Progression should be based on readiness, not comparison. Your child’s development timeline is not dictated by what other families are doing.


Ask Better Questions

Instead of asking, “What level is this team?” families should ask:

  • How do players improve here?

  • What happens when athletes struggle?

  • How long do players typically stay?

  • What values guide the team environment?

  • Who is teaching my child day to day?


These answers reveal far more than wins or branding.


The Reality Youth Baseball Doesn’t Always Admit

If logos created better players, development would be easy. If travel schedules created better athletes, every busy team would produce elite players.
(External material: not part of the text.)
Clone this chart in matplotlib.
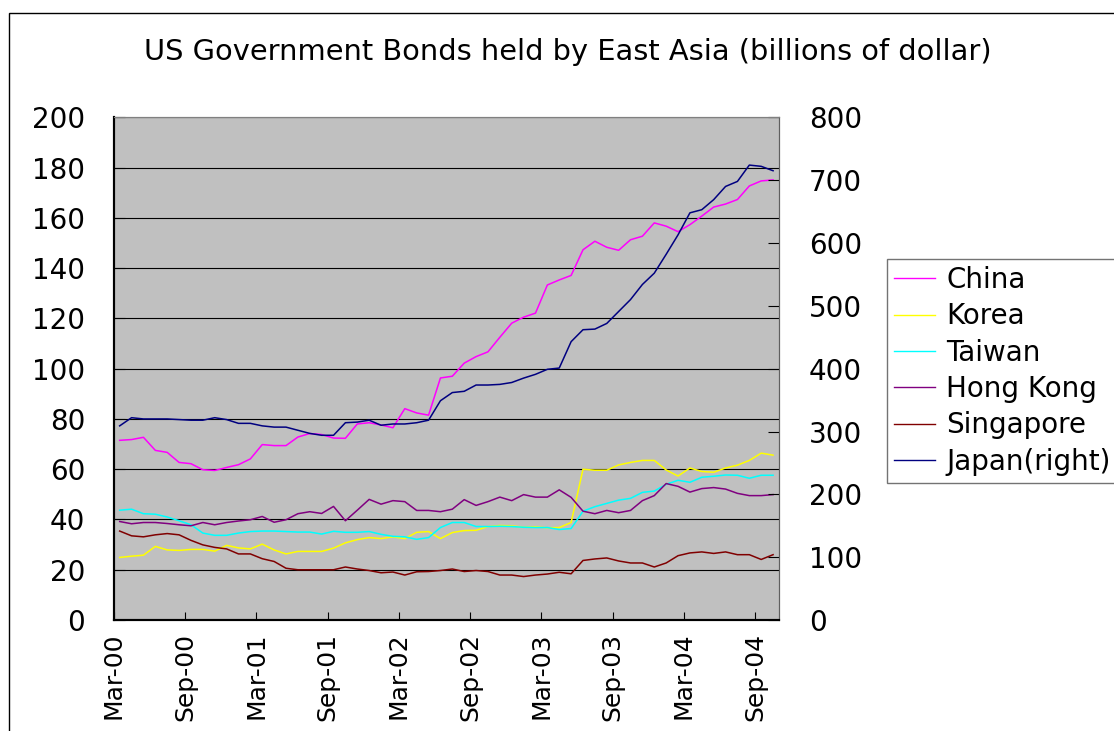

If exposure alone created opportunity, success would be immediate.


But the athletes who reach higher levels share common traits: sound fundamentals, confidence under pressure, strong baseball IQ and resilience built through challenge.

Those qualities are developed — not marketed.


Final Thought

Choosing a baseball program is not about chasing the biggest name or the busiest schedule.

It is about finding an environment where your child can grow, be challenged and develop confidence over time.


The best programs teach, communicate and build trust. They value development over shortcuts and progress over perception. They challenge athletes while supporting them through adversity. When families choose environments built on these principles, players gain more than skills. They gain resilience, confidence and a foundation that will serve them long after youth baseball ends.


Because in the long run, the right program isn’t the one that looks the best. It’s the one that actually makes players better.